_Required task_: Leaving out all pictures, please print only the lines from the one containing "Give me the D3.js source for this chart." through the one containing "const timeStep = 10;".

_Dataset extract_:

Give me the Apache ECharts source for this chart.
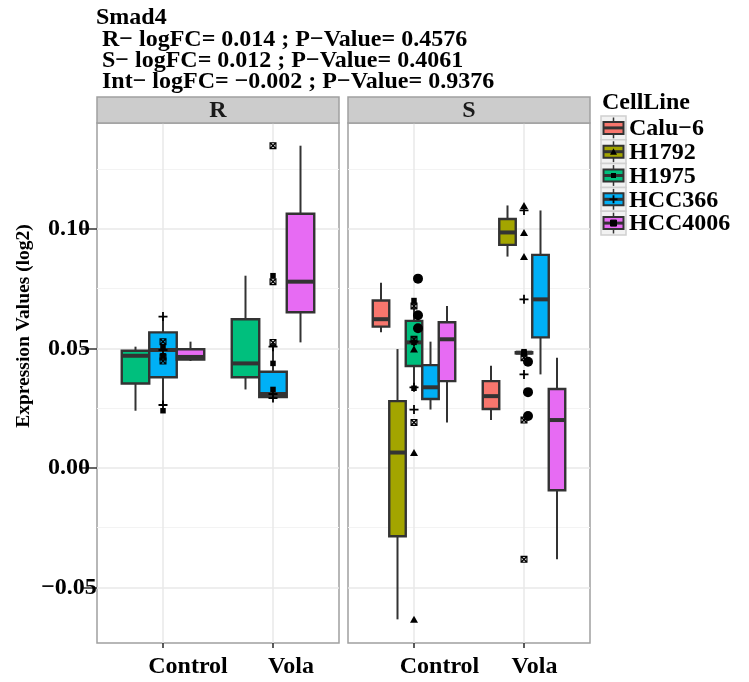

==

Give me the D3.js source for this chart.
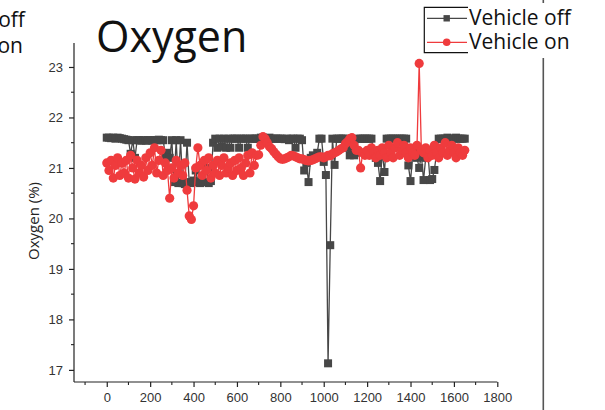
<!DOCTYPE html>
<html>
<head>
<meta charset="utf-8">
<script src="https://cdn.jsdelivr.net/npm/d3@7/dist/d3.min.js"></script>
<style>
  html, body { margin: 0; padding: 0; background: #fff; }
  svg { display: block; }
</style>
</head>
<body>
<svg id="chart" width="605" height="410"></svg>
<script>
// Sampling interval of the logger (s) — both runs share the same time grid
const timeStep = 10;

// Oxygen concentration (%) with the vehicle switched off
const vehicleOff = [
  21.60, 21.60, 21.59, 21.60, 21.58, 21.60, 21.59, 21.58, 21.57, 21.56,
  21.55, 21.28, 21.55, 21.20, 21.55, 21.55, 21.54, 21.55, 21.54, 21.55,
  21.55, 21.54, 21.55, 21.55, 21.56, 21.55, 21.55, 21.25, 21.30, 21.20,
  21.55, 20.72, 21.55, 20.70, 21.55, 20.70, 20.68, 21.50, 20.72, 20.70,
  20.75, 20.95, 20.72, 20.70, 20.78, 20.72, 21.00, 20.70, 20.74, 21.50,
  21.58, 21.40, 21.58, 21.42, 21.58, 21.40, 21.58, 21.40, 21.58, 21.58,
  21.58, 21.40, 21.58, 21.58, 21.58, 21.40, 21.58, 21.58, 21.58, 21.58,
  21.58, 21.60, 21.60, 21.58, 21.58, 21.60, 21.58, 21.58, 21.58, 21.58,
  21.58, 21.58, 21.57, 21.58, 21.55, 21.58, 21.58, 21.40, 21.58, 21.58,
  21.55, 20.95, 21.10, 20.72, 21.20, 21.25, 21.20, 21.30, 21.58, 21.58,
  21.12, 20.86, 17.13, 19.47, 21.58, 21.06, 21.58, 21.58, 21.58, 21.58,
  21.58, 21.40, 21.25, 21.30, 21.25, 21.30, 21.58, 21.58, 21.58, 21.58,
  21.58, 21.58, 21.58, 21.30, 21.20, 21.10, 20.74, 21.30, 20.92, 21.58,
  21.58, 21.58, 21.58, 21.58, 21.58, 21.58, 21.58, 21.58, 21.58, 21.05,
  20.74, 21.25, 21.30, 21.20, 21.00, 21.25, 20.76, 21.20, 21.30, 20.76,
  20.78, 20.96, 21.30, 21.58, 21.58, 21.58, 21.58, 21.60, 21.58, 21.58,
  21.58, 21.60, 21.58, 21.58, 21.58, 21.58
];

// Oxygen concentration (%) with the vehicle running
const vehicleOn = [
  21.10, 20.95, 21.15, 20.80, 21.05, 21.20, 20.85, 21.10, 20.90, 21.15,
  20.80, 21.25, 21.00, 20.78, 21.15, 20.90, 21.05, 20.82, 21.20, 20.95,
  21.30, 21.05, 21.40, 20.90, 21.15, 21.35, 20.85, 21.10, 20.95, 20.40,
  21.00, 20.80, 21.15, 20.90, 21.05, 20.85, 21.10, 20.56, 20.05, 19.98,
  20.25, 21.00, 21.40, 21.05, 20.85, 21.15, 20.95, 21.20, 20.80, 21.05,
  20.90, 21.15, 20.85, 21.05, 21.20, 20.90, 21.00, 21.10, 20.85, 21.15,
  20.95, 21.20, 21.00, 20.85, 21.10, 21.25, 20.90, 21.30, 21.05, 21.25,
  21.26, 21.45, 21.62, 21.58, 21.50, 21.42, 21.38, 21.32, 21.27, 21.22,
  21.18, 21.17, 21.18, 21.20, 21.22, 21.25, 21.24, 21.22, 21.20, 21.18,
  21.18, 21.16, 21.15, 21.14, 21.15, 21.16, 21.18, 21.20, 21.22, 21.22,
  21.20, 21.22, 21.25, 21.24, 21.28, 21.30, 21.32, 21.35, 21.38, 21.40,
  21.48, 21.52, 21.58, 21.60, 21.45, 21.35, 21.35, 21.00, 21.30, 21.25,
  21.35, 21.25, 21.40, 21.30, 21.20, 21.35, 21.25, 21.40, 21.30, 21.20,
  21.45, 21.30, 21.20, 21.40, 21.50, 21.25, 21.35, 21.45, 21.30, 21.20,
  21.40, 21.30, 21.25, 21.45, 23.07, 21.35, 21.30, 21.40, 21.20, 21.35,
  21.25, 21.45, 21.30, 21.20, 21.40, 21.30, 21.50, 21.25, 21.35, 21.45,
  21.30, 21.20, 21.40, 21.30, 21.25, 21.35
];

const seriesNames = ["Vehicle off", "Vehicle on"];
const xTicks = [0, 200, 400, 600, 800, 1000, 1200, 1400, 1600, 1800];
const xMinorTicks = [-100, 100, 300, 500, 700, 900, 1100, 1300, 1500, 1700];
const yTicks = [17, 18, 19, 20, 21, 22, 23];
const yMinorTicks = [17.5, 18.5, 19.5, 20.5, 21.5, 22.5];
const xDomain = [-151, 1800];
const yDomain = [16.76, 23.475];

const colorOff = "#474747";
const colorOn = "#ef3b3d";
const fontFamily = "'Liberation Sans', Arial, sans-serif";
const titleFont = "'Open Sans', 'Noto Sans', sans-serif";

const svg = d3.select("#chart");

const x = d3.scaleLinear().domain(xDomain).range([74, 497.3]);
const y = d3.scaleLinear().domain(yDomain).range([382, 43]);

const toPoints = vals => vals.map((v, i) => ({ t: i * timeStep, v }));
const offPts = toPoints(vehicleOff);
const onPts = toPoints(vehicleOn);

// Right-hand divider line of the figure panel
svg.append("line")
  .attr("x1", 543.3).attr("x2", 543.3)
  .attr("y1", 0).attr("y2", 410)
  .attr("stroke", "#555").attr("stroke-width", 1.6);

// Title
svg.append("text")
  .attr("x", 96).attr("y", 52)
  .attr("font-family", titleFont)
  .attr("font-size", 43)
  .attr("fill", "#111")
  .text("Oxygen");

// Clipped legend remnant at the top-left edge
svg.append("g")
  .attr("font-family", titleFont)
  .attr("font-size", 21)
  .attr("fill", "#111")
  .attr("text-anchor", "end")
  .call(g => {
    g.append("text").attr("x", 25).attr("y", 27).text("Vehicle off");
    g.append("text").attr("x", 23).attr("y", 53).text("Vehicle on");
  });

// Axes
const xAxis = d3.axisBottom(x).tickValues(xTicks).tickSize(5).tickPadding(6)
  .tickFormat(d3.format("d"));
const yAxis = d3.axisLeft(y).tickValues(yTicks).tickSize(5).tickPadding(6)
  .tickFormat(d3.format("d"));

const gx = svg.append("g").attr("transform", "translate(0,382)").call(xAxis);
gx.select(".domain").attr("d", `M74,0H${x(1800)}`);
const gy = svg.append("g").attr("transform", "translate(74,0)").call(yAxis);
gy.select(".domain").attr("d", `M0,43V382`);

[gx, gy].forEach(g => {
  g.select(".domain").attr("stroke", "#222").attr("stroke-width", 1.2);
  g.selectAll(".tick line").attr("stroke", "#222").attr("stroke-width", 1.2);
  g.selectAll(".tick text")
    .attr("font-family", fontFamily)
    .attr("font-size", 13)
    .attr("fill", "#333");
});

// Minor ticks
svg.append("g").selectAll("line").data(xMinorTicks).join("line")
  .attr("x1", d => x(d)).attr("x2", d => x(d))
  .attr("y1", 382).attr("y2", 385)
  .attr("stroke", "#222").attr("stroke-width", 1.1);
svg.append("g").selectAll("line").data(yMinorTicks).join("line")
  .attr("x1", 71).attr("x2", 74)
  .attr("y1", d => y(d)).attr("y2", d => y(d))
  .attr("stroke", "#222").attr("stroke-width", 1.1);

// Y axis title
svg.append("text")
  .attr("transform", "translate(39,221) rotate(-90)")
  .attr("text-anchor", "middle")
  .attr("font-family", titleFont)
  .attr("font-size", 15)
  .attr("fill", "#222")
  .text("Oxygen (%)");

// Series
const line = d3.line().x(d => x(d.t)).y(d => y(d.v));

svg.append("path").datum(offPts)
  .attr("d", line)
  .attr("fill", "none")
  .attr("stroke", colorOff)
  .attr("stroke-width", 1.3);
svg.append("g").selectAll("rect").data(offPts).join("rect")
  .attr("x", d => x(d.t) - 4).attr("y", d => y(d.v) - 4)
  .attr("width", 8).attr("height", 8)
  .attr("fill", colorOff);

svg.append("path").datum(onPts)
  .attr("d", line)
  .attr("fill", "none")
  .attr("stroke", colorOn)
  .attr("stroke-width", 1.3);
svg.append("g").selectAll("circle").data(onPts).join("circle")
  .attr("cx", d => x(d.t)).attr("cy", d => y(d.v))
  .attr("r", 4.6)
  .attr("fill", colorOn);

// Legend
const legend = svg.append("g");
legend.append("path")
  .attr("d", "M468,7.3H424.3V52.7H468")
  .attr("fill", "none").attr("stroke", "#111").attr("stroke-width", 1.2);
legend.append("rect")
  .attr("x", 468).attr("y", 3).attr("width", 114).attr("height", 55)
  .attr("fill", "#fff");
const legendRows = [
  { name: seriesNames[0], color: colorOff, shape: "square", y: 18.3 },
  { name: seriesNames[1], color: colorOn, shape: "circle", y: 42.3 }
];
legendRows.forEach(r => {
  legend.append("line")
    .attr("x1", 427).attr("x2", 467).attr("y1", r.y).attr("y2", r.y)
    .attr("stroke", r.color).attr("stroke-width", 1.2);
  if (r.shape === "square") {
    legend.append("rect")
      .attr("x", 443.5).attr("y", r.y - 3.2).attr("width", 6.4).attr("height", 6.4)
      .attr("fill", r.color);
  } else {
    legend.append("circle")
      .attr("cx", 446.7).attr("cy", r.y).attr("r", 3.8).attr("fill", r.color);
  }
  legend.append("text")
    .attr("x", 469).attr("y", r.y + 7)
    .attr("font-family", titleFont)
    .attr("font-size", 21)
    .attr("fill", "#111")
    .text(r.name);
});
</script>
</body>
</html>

_Problem solution_:
Give me the D3.js source for this chart.
<!DOCTYPE html>
<html>
<head>
<meta charset="utf-8">
<script src="https://cdn.jsdelivr.net/npm/d3@7/dist/d3.min.js"></script>
<style>
  html, body { margin: 0; padding: 0; background: #fff; }
  svg { display: block; }
</style>
</head>
<body>
<svg id="chart" width="605" height="410"></svg>
<script>
// Sampling interval of the logger (s) — both runs share the same time grid
const timeStep = 10;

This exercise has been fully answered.